[WORK TO BE COMPLETED] Skip the pictures and repeat each line of the data exactly.

[DATA EXTRACT]
--- Begin ---
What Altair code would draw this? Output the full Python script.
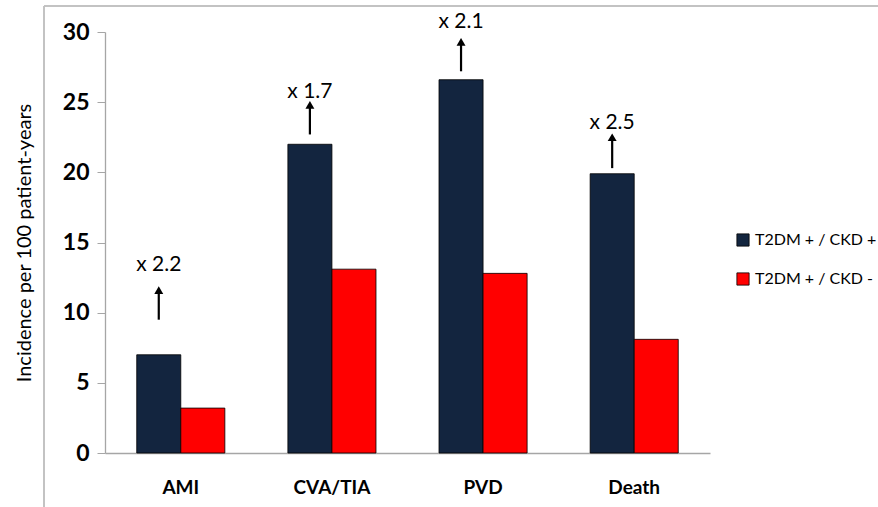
import altair as alt
import pandas as pd

categories = ["AMI", "CVA/TIA", "PVD", "Death"]
series_names = ["T2DM + / CKD +", "T2DM + / CKD -"]
ckd_pos = [7.0, 22.0, 26.6, 19.9]
ckd_neg = [3.2, 13.1, 12.8, 8.1]
ratio_labels = ["x 2.2", "x 1.7", "x 2.1", "x 2.5"]
label_y = [13.4, 25.7, 30.7, 23.5]
arrow_start = [9.5, 22.7, 27.2, 20.3]
arrow_end = [11.6, 24.8, 29.3, 22.5]
colors = ["#13253F", "#FF0000"]

rows = []
for c, a, b in zip(categories, ckd_pos, ckd_neg):
    rows.append({"cat": c, "series": series_names[0], "value": a})
    rows.append({"cat": c, "series": series_names[1], "value": b})
bars_df = pd.DataFrame(rows)

ann_df = pd.DataFrame({
    "cat": categories,
    "series": [series_names[0]] * 4,
    "label": ratio_labels,
    "ly": label_y,
    "a0": arrow_start,
    "a1": arrow_end,
})

FONT = "Lato"

x_enc = alt.X("cat:N", sort=categories,
              scale=alt.Scale(paddingInner=0.417, paddingOuter=0.21),
              axis=alt.Axis(title=None, labelAngle=0, labelFontSize=19, labelFontWeight="bold",
                            labelColor="black", labelFont=FONT, ticks=False, labelPadding=25,
                            domainColor="#A6A6A6", domainWidth=1.3))
xoff = alt.XOffset("series:N", scale=alt.Scale(domain=series_names))

bars = alt.Chart(bars_df).mark_bar(stroke="black", strokeWidth=0.8).encode(
    x=x_enc,
    xOffset=xoff,
    y=alt.Y("value:Q", scale=alt.Scale(domain=[0, 30], nice=False),
            axis=alt.Axis(title="Incidence per 100 patient-years", values=[0, 5, 10, 15, 20, 25, 30],
                          grid=False, labelFontSize=23, labelFontWeight="bold", labelColor="black",
                          labelFont=FONT, tickSize=8, tickColor="#A6A6A6", domainColor="#A6A6A6",
                          domainWidth=1.3, labelPadding=8, titleFont=FONT, titleFontSize=20,
                          titleFontWeight="normal", titleColor="black", titlePadding=28)),
    color=alt.Color("series:N", scale=alt.Scale(domain=series_names, range=colors),
                    legend=alt.Legend(title=None, orient="none", legendX=630, legendY=200,
                                      symbolType="square", symbolSize=150, symbolStrokeColor="black",
                                      symbolStrokeWidth=0.8, labelFontSize=16, labelFont=FONT,
                                      labelColor="black", rowPadding=23, labelOffset=4)),
)

arrows = alt.Chart(ann_df).mark_rule(color="black", strokeWidth=2.2).encode(
    x=alt.X("cat:N", sort=categories), xOffset=xoff,
    y=alt.Y("a0:Q"), y2="a1:Q",
)
heads = alt.Chart(ann_df).mark_point(shape="triangle-up", filled=True, color="black", size=80, opacity=1).encode(
    x=alt.X("cat:N", sort=categories), xOffset=xoff,
    y=alt.Y("a1:Q"),
)
labels = alt.Chart(ann_df).mark_text(fontSize=21, font=FONT, color="black", baseline="middle").encode(
    x=alt.X("cat:N", sort=categories), xOffset=xoff,
    y=alt.Y("ly:Q"), text="label:N",
)

frame_left = alt.Chart(ann_df).mark_rule(color="#BFBFBF", strokeWidth=1).encode(
    x=alt.value(-61), y=alt.value(-26), y2=alt.value(480))
frame_top = alt.Chart(ann_df).mark_rule(color="#BFBFBF", strokeWidth=1).encode(
    x=alt.value(-61), x2=alt.value(780), y=alt.value(-26))

chart = alt.layer(frame_left, frame_top, bars, arrows, heads, labels).properties(
    width=605, height=421,
    autosize=alt.AutoSizeParams(type="none"),
    padding={"left": 105, "top": 32, "right": 168, "bottom": 54},
).configure_view(stroke=None)

chart.save("out.html", embed_options={"renderer": "svg", "actions": False})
--- End ---
[TASK RESPONSE]
What Altair code would draw this? Output the full Python script.
import altair as alt
import pandas as pd

categories = ["AMI", "CVA/TIA", "PVD", "Death"]
series_names = ["T2DM + / CKD +", "T2DM + / CKD -"]
ckd_pos = [7.0, 22.0, 26.6, 19.9]
ckd_neg = [3.2, 13.1, 12.8, 8.1]
ratio_labels = ["x 2.2", "x 1.7", "x 2.1", "x 2.5"]
label_y = [13.4, 25.7, 30.7, 23.5]
arrow_start = [9.5, 22.7, 27.2, 20.3]
arrow_end = [11.6, 24.8, 29.3, 22.5]
colors = ["#13253F", "#FF0000"]

rows = []
for c, a, b in zip(categories, ckd_pos, ckd_neg):
    rows.append({"cat": c, "series": series_names[0], "value": a})
    rows.append({"cat": c, "series": series_names[1], "value": b})
bars_df = pd.DataFrame(rows)

ann_df = pd.DataFrame({
    "cat": categories,
    "series": [series_names[0]] * 4,
    "label": ratio_labels,
    "ly": label_y,
    "a0": arrow_start,
    "a1": arrow_end,
})

FONT = "Lato"

x_enc = alt.X("cat:N", sort=categories,
              scale=alt.Scale(paddingInner=0.417, paddingOuter=0.21),
              axis=alt.Axis(title=None, labelAngle=0, labelFontSize=19, labelFontWeight="bold",
                            labelColor="black", labelFont=FONT, ticks=False, labelPadding=25,
                            domainColor="#A6A6A6", domainWidth=1.3))
xoff = alt.XOffset("series:N", scale=alt.Scale(domain=series_names))

bars = alt.Chart(bars_df).mark_bar(stroke="black", strokeWidth=0.8).encode(
    x=x_enc,
    xOffset=xoff,
    y=alt.Y("value:Q", scale=alt.Scale(domain=[0, 30], nice=False),
            axis=alt.Axis(title="Incidence per 100 patient-years", values=[0, 5, 10, 15, 20, 25, 30],
                          grid=False, labelFontSize=23, labelFontWeight="bold", labelColor="black",
                          labelFont=FONT, tickSize=8, tickColor="#A6A6A6", domainColor="#A6A6A6",
                          domainWidth=1.3, labelPadding=8, titleFont=FONT, titleFontSize=20,
                          titleFontWeight="normal", titleColor="black", titlePadding=28)),
    color=alt.Color("series:N", scale=alt.Scale(domain=series_names, range=colors),
                    legend=alt.Legend(title=None, orient="none", legendX=630, legendY=200,
                                      symbolType="square", symbolSize=150, symbolStrokeColor="black",
                                      symbolStrokeWidth=0.8, labelFontSize=16, labelFont=FONT,
                                      labelColor="black", rowPadding=23, labelOffset=4)),
)

arrows = alt.Chart(ann_df).mark_rule(color="black", strokeWidth=2.2).encode(
    x=alt.X("cat:N", sort=categories), xOffset=xoff,
    y=alt.Y("a0:Q"), y2="a1:Q",
)
heads = alt.Chart(ann_df).mark_point(shape="triangle-up", filled=True, color="black", size=80, opacity=1).encode(
    x=alt.X("cat:N", sort=categories), xOffset=xoff,
    y=alt.Y("a1:Q"),
)
labels = alt.Chart(ann_df).mark_text(fontSize=21, font=FONT, color="black", baseline="middle").encode(
    x=alt.X("cat:N", sort=categories), xOffset=xoff,
    y=alt.Y("ly:Q"), text="label:N",
)

frame_left = alt.Chart(ann_df).mark_rule(color="#BFBFBF", strokeWidth=1).encode(
    x=alt.value(-61), y=alt.value(-26), y2=alt.value(480))
frame_top = alt.Chart(ann_df).mark_rule(color="#BFBFBF", strokeWidth=1).encode(
    x=alt.value(-61), x2=alt.value(780), y=alt.value(-26))

chart = alt.layer(frame_left, frame_top, bars, arrows, heads, labels).properties(
    width=605, height=421,
    autosize=alt.AutoSizeParams(type="none"),
    padding={"left": 105, "top": 32, "right": 168, "bottom": 54},
).configure_view(stroke=None)

chart.save("out.html", embed_options={"renderer": "svg", "actions": False})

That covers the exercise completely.